FDA Suggests More Research be Done to Look Into Potential Medical Marijuana Uses

This November, voters in four states will decide on whether to legalize medical marijuana. According to an article by Business Insider, should the measures pass, federal lawmakers would be forced to rectify marijuana’s current, albeit restrictive, laws. Currently, marijuana is considered a Schedule I controlled substance, which categorizes it with heroin and LSD. According to polls done by the Pew Research Center, however, 57% of Americans favor the legalization of marijuana.

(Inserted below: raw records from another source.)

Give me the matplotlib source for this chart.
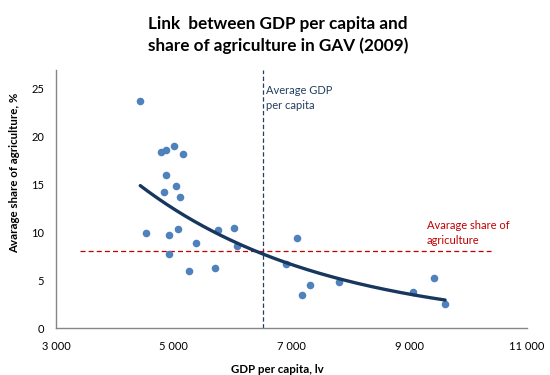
import numpy as np
import matplotlib
matplotlib.use('Agg')
import matplotlib.pyplot as plt
from matplotlib.ticker import FuncFormatter

plt.rcParams['font.family'] = ['Lato', 'DejaVu Sans']

# GDP per capita (lv) and share of agriculture in GAV (%) by district, 2009
gdp = [4432, 4783, 4873, 5009, 5162, 4863, 4839, 5043, 5111, 4534,
       4924, 5077, 5383, 5757, 6028, 6079, 4924, 5264, 5706, 7098,
       6912, 7319, 7183, 7812, 9064, 9426, 9612]
agri = [23.7, 18.4, 18.6, 19.0, 18.1, 16.0, 14.2, 14.8, 13.7, 9.9,
        9.7, 10.3, 8.9, 10.2, 10.4, 8.6, 7.7, 5.9, 6.3, 9.4,
        6.7, 4.5, 3.4, 4.8, 3.8, 5.2, 2.5]

avg_gdp = 6516
avg_agri = 8.0

x_ticks = [3000, 5000, 7000, 9000, 11000]
y_ticks = [0, 5, 10, 15, 20, 25]

fig = plt.figure(figsize=(5.5, 3.75), dpi=100)
ax = fig.add_axes([0.1018, 0.1253, 0.856, 0.688])

ax.scatter(gdp, agri, s=30, color='#4F81BD', zorder=3, linewidths=0)

# exponential trend line, like Excel's
x = np.array(gdp, dtype=float)
y = np.array(agri, dtype=float)
b, ln_a = np.polyfit(x, np.log(y), 1)
xt = np.linspace(x.min(), x.max(), 200)
ax.plot(xt, np.exp(ln_a) * np.exp(b * xt), color='#17375E', lw=2.4,
        solid_capstyle='round', zorder=4)

# average lines
ax.plot([avg_gdp, avg_gdp], [0, 26.9], color='#243F60', lw=0.9,
        dashes=(3.5, 2), zorder=2)
ax.plot([3410, 10400], [avg_agri, avg_agri], color='#C00000', lw=0.9,
        dashes=(4, 2.5), zorder=2)

ax.text(avg_gdp + 60, 25.3, 'Average GDP\nper capita', fontsize=8,
        color='#243F60', va='top', ha='left', linespacing=1.45)
ax.text(9300, 8.5, 'Avarage share of\nagriculture', fontsize=8,
        color='#C00000', va='bottom', ha='left', linespacing=1.45)

ax.set_xlim(3000, 11000)
ax.set_ylim(0, 26.9)
ax.set_xticks(x_ticks)
ax.set_yticks(y_ticks)
ax.xaxis.set_major_formatter(FuncFormatter(lambda v, p: f'{int(v):,}'.replace(',', ' ')))
ax.tick_params(length=0, labelsize=8, colors='black')
ax.tick_params(axis='x', pad=9)
ax.tick_params(axis='y', pad=8.5)

for s in ['top', 'right']:
    ax.spines[s].set_visible(False)
for s in ['left', 'bottom']:
    ax.spines[s].set_color('#868686')
    ax.spines[s].set_linewidth(1)

ax.set_xlabel('GDP per capita, lv', fontsize=8.3, fontweight='bold')
ax.set_ylabel('Avarage share of agriculture, %', fontsize=8.3, fontweight='bold')
ax.xaxis.set_label_coords(0.470, -0.1395)
ax.yaxis.set_label_coords(-0.0764, 0.60)

fig.suptitle('Link  between GDP per capita and\nshare of agriculture in GAV (2009)',
             x=0.505, y=0.958, fontsize=12.3, fontweight='bold', linespacing=1.4)

fig.savefig('out.png', dpi=100)
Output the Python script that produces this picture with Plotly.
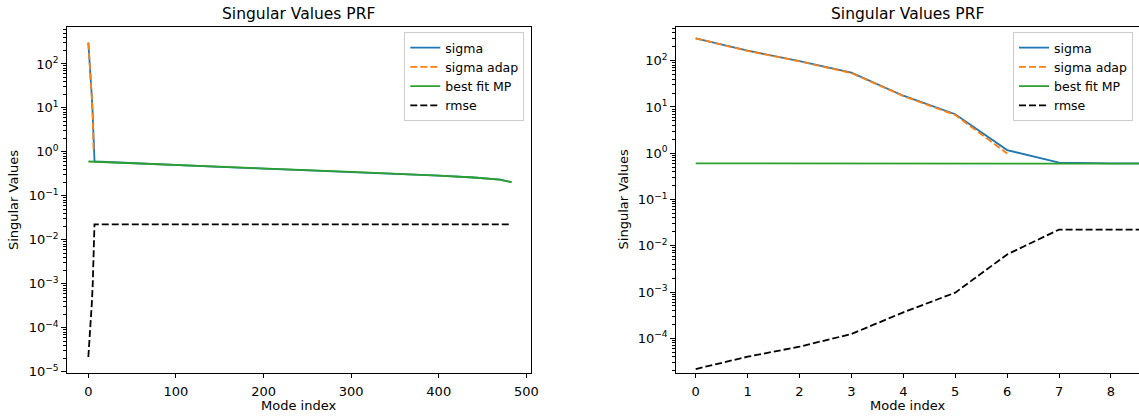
import plotly.graph_objects as go
from plotly.subplots import make_subplots

# ---------------- data ----------------
sigma_x = [0, 1, 2, 3, 4, 5, 6, 7, 8, 50, 100, 150, 200, 250, 300, 350, 400, 440, 470, 483]
sigma_y = [305, 164, 98, 55, 17.5, 6.95, 1.17, 0.625, 0.605, 0.55, 0.495, 0.455, 0.418,
           0.385, 0.352, 0.322, 0.29, 0.262, 0.235, 0.205]

adap_x = [0, 1, 2, 3, 4, 5, 6]
adap_y = [303, 163, 97, 54, 17.2, 6.7, 0.99]

mp_x = [0, 50, 100, 150, 200, 250, 300, 350, 400, 440, 470, 483]
mp_y = [0.605, 0.55, 0.495, 0.455, 0.418, 0.385, 0.352, 0.322, 0.29, 0.262, 0.235, 0.205]

rmse_x = [0, 1, 2, 3, 4, 5, 6, 7, 8, 483]
rmse_y = [2.17e-5, 4.0e-5, 6.6e-5, 1.24e-4, 3.65e-4, 9.7e-4, 6.5e-3, 0.0224, 0.0224, 0.0224]

series_names = ["sigma", "sigma adap", "best fit MP", "rmse"]
title_text = "Singular Values PRF"
x_label = "Mode index"
y_label = "Singular Values"

left_xticks = [0, 100, 200, 300, 400, 500]
right_xticks = [0, 1, 2, 3, 4, 5, 6, 7, 8]
y_tick_exps = [-5, -4, -3, -2, -1, 0, 1, 2]
y_tick_text = ["10<sup>−5</sup>", "10<sup>−4</sup>", "10<sup>−3</sup>", "10<sup>−2</sup>",
               "10<sup>−1</sup>", "10<sup>0</sup>", "10<sup>1</sup>", "10<sup>2</sup>"]

# ---------------- style ----------------
W, H = 1139, 417
FONT = "DejaVu Sans"
FS = 13
FS_LEG = 12.5
FS_TITLE = 15.5
C_BLUE, C_ORANGE, C_GREEN, C_BLACK = "#1f77b4", "#ff7f0e", "#2ca02c", "#000000"
LW = 1.8
DASH = "7px,3px"

# axes boxes in pixels (left, right, top, bottom)
L_BOX = (66.7, 531.0, 27.0, 372.7)
R_BOX = (675.7, 1139.0, 27.0, 372.7)


def dom_x(b):
    return [b[0] / W, b[1] / W]


def dom_y(b):
    return [(H - b[3]) / H, (H - b[2]) / H]


fig = make_subplots(rows=1, cols=2)

for col, legend_id in [(1, "legend"), (2, "legend2")]:
    fig.add_trace(go.Scatter(x=sigma_x, y=sigma_y, mode="lines", name=series_names[0],
                             line=dict(color=C_BLUE, width=LW), legend=legend_id), row=1, col=col)
    fig.add_trace(go.Scatter(x=adap_x, y=adap_y, mode="lines", name=series_names[1],
                             line=dict(color=C_ORANGE, width=LW, dash=DASH), legend=legend_id), row=1, col=col)
    fig.add_trace(go.Scatter(x=mp_x, y=mp_y, mode="lines", name=series_names[2],
                             line=dict(color=C_GREEN, width=LW), legend=legend_id), row=1, col=col)
    fig.add_trace(go.Scatter(x=rmse_x, y=rmse_y, mode="lines", name=series_names[3],
                             line=dict(color=C_BLACK, width=LW, dash=DASH), legend=legend_id), row=1, col=col)

y_tick_vals = [10.0 ** e for e in y_tick_exps]
minor_vals = [m * 10.0 ** e for e in range(-7, 4) for m in range(2, 10)]

common_x = dict(showgrid=False, zeroline=False, showline=True, linecolor="black", linewidth=1,
                ticks="outside", ticklen=4.5, tickwidth=1, tickcolor="black", ticklabelstandoff=2,
                automargin=False,
                tickfont=dict(family=FONT, size=FS, color="black"))
common_y = dict(type="log", showgrid=False, zeroline=False, showline=True, linecolor="black",
                linewidth=1, ticks="outside", ticklen=4.5, tickwidth=1, tickcolor="black",
                tickvals=y_tick_vals, ticktext=y_tick_text, automargin=False,
                tickfont=dict(family=FONT, size=FS, color="black"),
                minor=dict(tickvals=minor_vals, ticks="outside", ticklen=2.6, tickwidth=0.7,
                           tickcolor="black"))

fig.update_xaxes(common_x, row=1, col=1)
fig.update_xaxes(common_x, row=1, col=2)
fig.update_yaxes(common_y, row=1, col=1)
fig.update_yaxes(common_y, row=1, col=2)

fig.update_layout(
    xaxis=dict(domain=dom_x(L_BOX), range=[-24.7, 505.3], tickvals=left_xticks, mirror=True),
    yaxis=dict(domain=dom_y(L_BOX), range=[-5.02, 2.84], mirror=True),
    xaxis2=dict(domain=dom_x(R_BOX), range=[-0.385, 8.54], tickvals=right_xticks, mirror=True),
    yaxis2=dict(domain=dom_y(R_BOX), range=[-4.743, 2.728], mirror=False),
)

legend_style = dict(font=dict(family=FONT, size=FS_LEG, color="black"), bgcolor="rgba(255,255,255,0.8)",
                    bordercolor="#cccccc", borderwidth=1, xanchor="right", yanchor="top",
                    itemwidth=30, tracegroupgap=0)
fig.update_layout(
    legend=dict(legend_style, x=524.3 / W, y=(H - 32) / H),
    legend2=dict(legend_style, x=1133 / W, y=(H - 32) / H),
)

annotations = []
for box in (L_BOX, R_BOX):
    cx = (box[0] + (box[1] if box is L_BOX else 1140.0)) / 2
    annotations.append(dict(text=title_text, x=cx / W, y=(H - 14.3) / H, xref="paper", yref="paper",
                            xanchor="center", yanchor="middle", showarrow=False,
                            font=dict(family=FONT, size=FS_TITLE, color="black")))
    annotations.append(dict(text=x_label, x=cx / W, y=(H - 405.5) / H, xref="paper", yref="paper",
                            xanchor="center", yanchor="middle", showarrow=False,
                            font=dict(family=FONT, size=FS, color="black")))
annotations.append(dict(text=y_label, x=14.3 / W, y=(H - 199.8) / H, xref="paper", yref="paper",
                        xanchor="center", yanchor="middle", showarrow=False, textangle=-90,
                        font=dict(family=FONT, size=FS, color="black")))
annotations.append(dict(text=y_label, x=623.6 / W, y=(H - 199.8) / H, xref="paper", yref="paper",
                        xanchor="center", yanchor="middle", showarrow=False, textangle=-90,
                        font=dict(family=FONT, size=FS, color="black")))

fig.update_layout(
    width=W, height=H, margin=dict(l=0, r=0, t=0, b=0, autoexpand=False),
    paper_bgcolor="white", plot_bgcolor="white",
    annotations=annotations, showlegend=True,
)

fig.write_html("out.html")
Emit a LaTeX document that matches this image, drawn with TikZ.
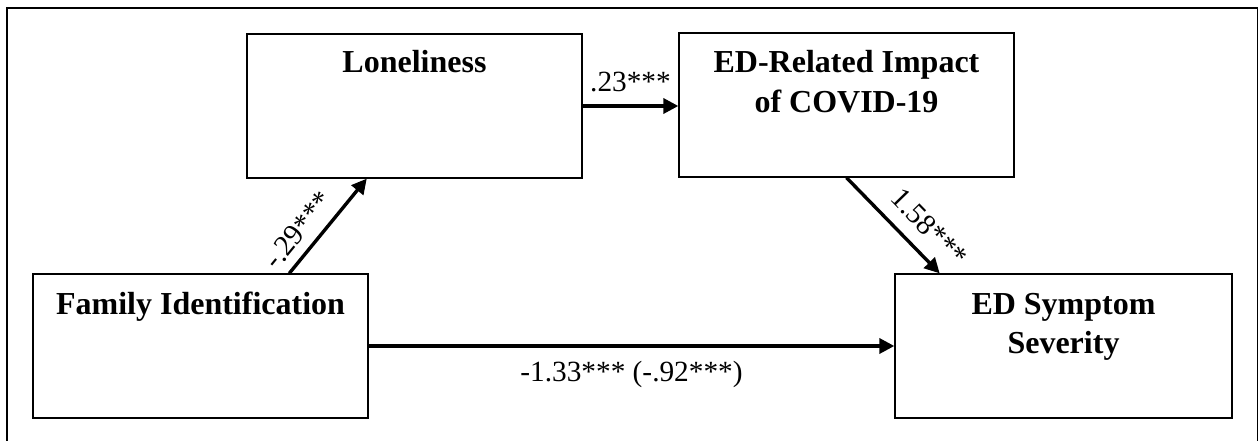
\documentclass[tikz,border=0pt]{standalone}
\usepackage{fontspec}
\setmainfont{Liberation Serif}
\usetikzlibrary{arrows.meta,calc}
\begin{document}
\begin{tikzpicture}[x=1pt,y=-1pt,
  box/.style={draw=black, line width=1.3pt, rectangle, inner sep=0pt, minimum height=144pt},
  btext/.style={font=\fontsize{32}{40}\selectfont\bfseries, anchor=base, inner sep=0pt},
  lab/.style={font=\fontsize{29.3}{35}\selectfont, inner sep=0pt},
  arr/.style={line width=3.4pt, -{Triangle[length=15pt,width=15pt]}}]
\useasboundingbox (0,0) rectangle (1260,441);
% outer frame (bottom edge lies outside the picture)
\draw[line width=1.6pt] (7,450) -- (7,8) -- (1257.5,8) -- (1257.5,450);
% boxes
\node[box, minimum width=335pt] (L) at (414.5,106) {};
\node[box, minimum width=335pt] (E) at (846.5,105) {};
\node[box, minimum width=335pt] (F) at (200.5,346) {};
\node[box, minimum width=337pt] (S) at (1063.5,346) {};
% texts
\node[btext] (Lt) at (414.5,73) {Loneliness};
\node[btext] (Et1) at (846.5,73) {ED-Related Impact};
\node[btext] (Et2) at (846.5,113) {of COVID-19};
\node[btext] (Ft) at (200.5,314) {Family Identification};
\node[btext] (St1) at (1063.5,314) {ED Symptom};
\node[btext] (St2) at (1063.5,353) {Severity};
% connectors
\draw[arr] (L.east) -- (L.east -| E.west) node[lab, midway, above=12pt] {.23***};
\draw[arr] ($(F.north west)!0.764!(F.north east)$) -- ($(L.south west)!0.358!(L.south east)$)
  node[lab, pos=0.32, sloped, above=9pt] {-.29***};
\draw[arr] (E.south) -- ($(S.north west)!0.134!(S.north east)$)
  node[lab, pos=0.7, sloped, above=13pt] {1.58***};
\draw[arr] (F.east) -- (S.west) node[lab, midway, below=13pt] {-1.33*** (-.92***)};
\end{tikzpicture}
\end{document}
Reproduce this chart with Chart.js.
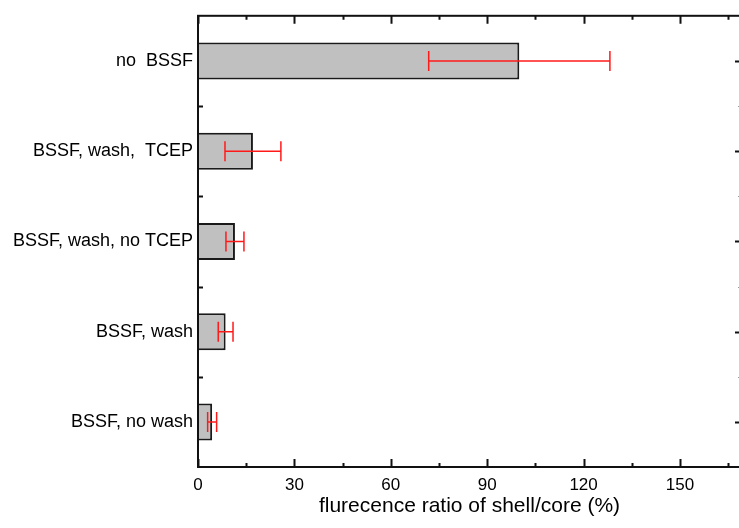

Furthermore, some federal lawmakers firmly believe that cannabis has no medical purposes, despite the fact that nearly half of the U.S. has passed medical marijuana laws over the years. Back in August, the Drug Enforcement Administration (DEA) rejected petitions encouraging the rescheduling of marijuana, which would have opened the doors to conduct scientific research on cannabis. In light of these efforts, the DEA ruled that marijuana “has no currently accepted medical use,” and a “high potential for abuse.”

FDA’s Findings

A year prior to the DEA’s ruling, the U.S. Food and Drug Administration was asked to provide explanation as to whether marijuana is and should be considered medicine. In their findings, the FDA concluded that marijuana is not a gateway drug, it does not link to mental illness, and does not have a direct effect on IQ, immediate memory, delayed memory, and information-processing speeds for adults.

At the end of their research, the FDA concluded that while marijuana should remain at Schedule I, “more research should be conducted to look into potential medical uses of marijuana and its derivatives.” For now, the only sure way to revisit the idea of rescheduling marijuana is for Congress to address the issue head on.